### Dataset
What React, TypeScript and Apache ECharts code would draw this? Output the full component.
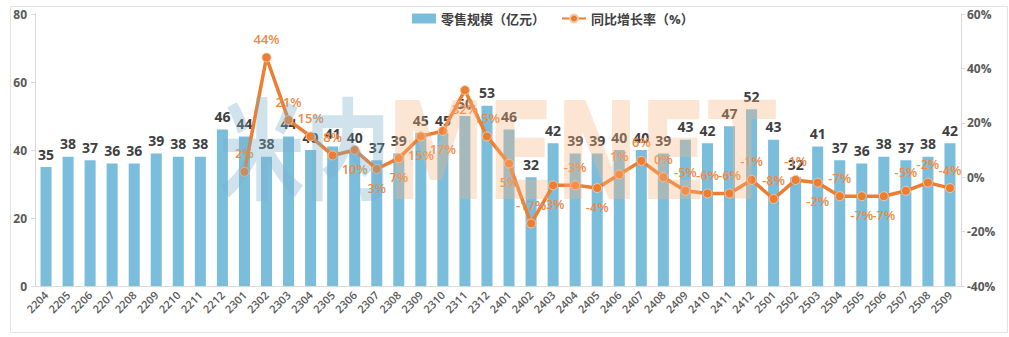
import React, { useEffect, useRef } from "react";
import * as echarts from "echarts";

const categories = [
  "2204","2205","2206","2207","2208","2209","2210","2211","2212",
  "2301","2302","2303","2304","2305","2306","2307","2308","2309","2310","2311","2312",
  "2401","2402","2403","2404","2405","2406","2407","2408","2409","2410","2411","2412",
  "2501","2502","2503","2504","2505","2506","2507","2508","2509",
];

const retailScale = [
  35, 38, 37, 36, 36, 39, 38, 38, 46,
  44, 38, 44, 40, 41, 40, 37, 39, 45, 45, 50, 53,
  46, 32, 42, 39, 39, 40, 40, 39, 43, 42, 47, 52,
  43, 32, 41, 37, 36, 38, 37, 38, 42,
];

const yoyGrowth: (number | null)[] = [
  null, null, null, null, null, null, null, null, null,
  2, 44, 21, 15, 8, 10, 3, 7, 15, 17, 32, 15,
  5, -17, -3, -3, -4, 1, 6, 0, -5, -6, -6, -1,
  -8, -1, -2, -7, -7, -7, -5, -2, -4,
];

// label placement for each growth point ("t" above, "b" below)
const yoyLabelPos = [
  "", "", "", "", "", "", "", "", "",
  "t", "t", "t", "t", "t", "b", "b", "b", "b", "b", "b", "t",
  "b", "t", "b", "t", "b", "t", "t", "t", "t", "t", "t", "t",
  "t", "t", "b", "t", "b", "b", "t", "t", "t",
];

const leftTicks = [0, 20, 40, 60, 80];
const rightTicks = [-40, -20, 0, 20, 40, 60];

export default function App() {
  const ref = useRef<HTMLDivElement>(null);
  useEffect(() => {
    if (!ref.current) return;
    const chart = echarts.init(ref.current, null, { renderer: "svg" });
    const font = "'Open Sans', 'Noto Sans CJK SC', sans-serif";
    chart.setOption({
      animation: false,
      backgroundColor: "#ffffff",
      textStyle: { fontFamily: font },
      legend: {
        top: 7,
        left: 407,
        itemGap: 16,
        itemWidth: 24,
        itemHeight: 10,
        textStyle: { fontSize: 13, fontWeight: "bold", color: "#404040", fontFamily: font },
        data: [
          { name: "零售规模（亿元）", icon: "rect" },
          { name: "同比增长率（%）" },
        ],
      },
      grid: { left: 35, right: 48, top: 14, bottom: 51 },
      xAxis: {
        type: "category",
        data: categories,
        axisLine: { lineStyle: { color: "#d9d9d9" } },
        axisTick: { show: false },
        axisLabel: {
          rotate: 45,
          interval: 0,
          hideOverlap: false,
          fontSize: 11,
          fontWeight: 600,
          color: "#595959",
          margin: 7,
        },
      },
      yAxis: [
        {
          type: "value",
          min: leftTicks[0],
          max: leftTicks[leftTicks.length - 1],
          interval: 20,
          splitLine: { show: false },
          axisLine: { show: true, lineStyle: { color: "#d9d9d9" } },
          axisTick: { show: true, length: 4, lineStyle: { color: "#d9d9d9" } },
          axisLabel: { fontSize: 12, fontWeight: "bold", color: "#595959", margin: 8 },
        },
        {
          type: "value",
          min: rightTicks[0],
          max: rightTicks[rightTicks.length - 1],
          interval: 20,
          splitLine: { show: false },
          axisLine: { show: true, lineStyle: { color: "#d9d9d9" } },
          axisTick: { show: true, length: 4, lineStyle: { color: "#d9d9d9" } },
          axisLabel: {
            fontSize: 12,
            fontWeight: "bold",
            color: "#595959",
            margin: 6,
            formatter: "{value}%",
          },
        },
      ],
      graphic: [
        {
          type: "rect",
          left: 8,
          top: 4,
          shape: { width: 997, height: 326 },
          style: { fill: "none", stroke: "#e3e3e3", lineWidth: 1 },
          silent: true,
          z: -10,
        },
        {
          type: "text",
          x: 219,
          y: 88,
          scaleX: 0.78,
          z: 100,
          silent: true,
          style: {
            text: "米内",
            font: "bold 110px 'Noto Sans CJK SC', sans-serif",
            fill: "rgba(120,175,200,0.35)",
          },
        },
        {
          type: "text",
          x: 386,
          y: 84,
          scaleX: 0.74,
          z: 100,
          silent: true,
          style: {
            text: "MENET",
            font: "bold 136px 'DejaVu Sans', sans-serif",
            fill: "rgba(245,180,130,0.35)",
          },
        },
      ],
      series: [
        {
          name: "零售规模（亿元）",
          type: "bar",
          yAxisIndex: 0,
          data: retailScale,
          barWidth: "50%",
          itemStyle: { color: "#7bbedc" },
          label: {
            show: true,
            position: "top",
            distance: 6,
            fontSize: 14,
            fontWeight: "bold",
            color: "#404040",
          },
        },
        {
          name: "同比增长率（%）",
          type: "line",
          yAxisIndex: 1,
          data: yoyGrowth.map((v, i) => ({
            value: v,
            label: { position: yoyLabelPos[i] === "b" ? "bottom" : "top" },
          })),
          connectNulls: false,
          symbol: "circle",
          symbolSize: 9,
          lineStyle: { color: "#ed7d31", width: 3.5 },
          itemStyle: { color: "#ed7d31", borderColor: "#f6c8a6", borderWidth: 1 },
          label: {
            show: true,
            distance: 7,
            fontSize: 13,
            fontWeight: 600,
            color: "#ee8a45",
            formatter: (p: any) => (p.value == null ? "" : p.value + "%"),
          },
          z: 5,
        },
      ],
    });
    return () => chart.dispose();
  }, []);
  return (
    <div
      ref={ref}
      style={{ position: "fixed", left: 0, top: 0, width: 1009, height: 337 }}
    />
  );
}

---

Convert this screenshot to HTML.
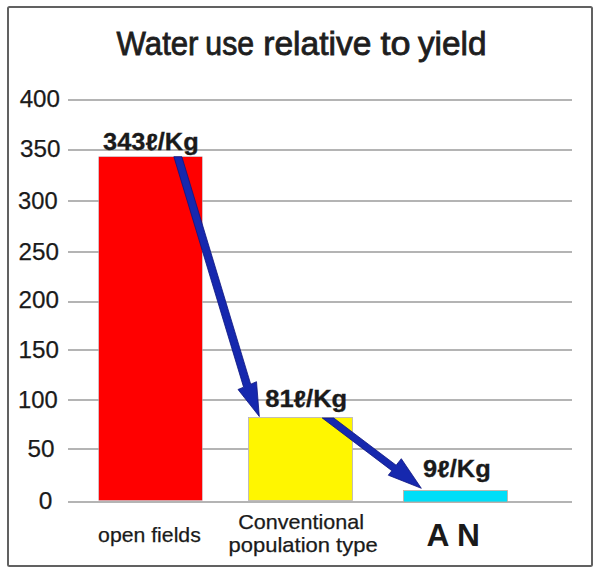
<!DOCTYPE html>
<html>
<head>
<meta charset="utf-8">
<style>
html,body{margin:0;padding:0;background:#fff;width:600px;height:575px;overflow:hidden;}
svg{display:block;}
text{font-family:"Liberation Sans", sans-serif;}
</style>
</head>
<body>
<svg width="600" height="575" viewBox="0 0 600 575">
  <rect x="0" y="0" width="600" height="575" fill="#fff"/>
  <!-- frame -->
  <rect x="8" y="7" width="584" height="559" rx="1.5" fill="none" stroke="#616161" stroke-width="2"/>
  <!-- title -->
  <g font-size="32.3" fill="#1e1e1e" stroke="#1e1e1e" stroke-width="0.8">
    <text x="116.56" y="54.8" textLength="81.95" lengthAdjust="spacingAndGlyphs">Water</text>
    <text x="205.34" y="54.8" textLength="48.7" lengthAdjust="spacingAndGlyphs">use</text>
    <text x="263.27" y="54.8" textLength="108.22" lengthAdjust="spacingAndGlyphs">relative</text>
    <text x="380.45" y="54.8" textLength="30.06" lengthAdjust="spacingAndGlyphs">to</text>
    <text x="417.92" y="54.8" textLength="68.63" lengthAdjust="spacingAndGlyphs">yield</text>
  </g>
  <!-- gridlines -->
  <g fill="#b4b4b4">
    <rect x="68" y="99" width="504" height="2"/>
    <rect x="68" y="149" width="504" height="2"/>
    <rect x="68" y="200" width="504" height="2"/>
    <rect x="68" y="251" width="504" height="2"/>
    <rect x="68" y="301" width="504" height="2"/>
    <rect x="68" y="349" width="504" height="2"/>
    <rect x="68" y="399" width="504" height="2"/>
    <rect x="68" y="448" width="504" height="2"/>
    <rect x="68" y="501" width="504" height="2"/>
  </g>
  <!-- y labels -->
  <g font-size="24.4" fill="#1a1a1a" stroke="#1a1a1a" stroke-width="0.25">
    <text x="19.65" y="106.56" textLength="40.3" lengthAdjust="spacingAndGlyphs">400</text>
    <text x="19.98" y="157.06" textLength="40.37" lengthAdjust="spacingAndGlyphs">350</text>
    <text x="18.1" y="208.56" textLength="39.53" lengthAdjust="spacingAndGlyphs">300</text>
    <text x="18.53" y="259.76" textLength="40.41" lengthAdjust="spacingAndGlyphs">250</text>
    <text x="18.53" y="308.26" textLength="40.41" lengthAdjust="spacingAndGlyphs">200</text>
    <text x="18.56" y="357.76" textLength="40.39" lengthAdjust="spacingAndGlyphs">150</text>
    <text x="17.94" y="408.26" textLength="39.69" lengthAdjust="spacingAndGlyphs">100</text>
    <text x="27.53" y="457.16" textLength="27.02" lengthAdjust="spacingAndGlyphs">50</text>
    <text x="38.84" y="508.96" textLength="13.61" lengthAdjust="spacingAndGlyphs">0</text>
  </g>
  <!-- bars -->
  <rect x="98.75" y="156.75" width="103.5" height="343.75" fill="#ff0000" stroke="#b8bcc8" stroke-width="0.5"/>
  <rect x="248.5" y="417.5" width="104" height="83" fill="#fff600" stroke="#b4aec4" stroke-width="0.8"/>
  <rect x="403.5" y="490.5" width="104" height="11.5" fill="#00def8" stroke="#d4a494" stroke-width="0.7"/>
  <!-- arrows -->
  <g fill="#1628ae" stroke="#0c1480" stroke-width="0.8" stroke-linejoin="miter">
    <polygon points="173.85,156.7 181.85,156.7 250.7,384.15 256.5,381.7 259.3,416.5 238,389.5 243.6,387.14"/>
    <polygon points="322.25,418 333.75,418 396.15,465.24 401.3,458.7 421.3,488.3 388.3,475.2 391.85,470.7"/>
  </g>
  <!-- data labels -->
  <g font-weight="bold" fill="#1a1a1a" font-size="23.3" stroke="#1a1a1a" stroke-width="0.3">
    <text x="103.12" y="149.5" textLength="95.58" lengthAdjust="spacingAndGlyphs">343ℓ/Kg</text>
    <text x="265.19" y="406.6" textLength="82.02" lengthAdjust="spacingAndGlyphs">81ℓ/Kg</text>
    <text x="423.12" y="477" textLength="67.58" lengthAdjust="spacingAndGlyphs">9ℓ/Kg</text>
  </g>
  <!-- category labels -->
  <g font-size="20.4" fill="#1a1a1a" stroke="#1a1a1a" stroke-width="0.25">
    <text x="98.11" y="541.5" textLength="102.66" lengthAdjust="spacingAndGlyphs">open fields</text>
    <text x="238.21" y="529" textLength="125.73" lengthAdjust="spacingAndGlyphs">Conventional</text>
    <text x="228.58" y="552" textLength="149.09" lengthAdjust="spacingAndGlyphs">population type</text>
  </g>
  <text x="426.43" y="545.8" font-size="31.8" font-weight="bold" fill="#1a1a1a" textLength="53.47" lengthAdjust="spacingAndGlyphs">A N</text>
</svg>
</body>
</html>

---

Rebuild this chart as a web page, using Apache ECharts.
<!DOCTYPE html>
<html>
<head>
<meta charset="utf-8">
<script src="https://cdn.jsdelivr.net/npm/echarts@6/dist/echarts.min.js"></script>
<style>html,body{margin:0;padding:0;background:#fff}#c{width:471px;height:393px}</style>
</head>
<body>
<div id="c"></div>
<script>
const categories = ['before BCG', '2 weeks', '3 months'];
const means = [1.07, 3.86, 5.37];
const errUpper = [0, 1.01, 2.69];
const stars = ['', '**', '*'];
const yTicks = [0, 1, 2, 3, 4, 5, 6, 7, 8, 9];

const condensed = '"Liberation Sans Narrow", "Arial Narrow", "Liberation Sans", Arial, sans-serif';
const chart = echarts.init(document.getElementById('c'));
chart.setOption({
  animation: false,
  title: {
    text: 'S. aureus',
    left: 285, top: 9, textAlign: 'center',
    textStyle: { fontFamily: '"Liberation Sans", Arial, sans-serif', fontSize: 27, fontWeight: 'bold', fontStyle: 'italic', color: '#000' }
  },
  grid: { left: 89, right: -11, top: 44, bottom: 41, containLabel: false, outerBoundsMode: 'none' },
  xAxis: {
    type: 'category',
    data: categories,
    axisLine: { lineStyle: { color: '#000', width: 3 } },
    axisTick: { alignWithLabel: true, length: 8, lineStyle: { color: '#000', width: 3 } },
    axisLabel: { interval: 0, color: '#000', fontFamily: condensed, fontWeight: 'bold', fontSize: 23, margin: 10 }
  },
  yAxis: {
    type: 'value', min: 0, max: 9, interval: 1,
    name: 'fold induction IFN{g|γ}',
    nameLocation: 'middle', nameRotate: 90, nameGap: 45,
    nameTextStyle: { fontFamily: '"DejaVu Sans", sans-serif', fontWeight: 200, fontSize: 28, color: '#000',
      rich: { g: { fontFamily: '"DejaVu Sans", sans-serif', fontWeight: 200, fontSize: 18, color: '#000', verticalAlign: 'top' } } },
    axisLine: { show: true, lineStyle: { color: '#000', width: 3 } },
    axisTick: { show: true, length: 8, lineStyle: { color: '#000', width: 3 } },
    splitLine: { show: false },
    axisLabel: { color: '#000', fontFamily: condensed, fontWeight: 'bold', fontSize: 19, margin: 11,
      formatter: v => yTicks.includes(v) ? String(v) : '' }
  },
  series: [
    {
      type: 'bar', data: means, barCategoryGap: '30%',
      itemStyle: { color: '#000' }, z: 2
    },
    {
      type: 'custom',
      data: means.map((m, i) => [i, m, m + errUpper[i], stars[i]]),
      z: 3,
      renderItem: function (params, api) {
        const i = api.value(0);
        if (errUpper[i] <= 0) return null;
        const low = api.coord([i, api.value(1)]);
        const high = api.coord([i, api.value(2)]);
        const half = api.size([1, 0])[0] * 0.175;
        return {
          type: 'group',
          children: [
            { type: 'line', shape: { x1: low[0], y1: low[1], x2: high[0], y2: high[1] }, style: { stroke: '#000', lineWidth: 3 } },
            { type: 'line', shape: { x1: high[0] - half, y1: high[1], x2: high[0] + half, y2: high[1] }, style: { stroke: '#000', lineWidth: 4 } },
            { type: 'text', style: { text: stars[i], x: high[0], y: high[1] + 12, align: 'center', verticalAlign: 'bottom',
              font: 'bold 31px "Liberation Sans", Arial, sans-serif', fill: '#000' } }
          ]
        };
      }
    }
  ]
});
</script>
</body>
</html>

### Problem description
Do not include pictures. Give again exactly the lines starting at the one with "What React, TypeScript" and ending at the one with "import * as", both included.

### Answer to this problem
What React, TypeScript and Apache ECharts code would draw this? Output the full component.
import React, { useEffect, useRef } from "react";
import * as echarts from "echarts";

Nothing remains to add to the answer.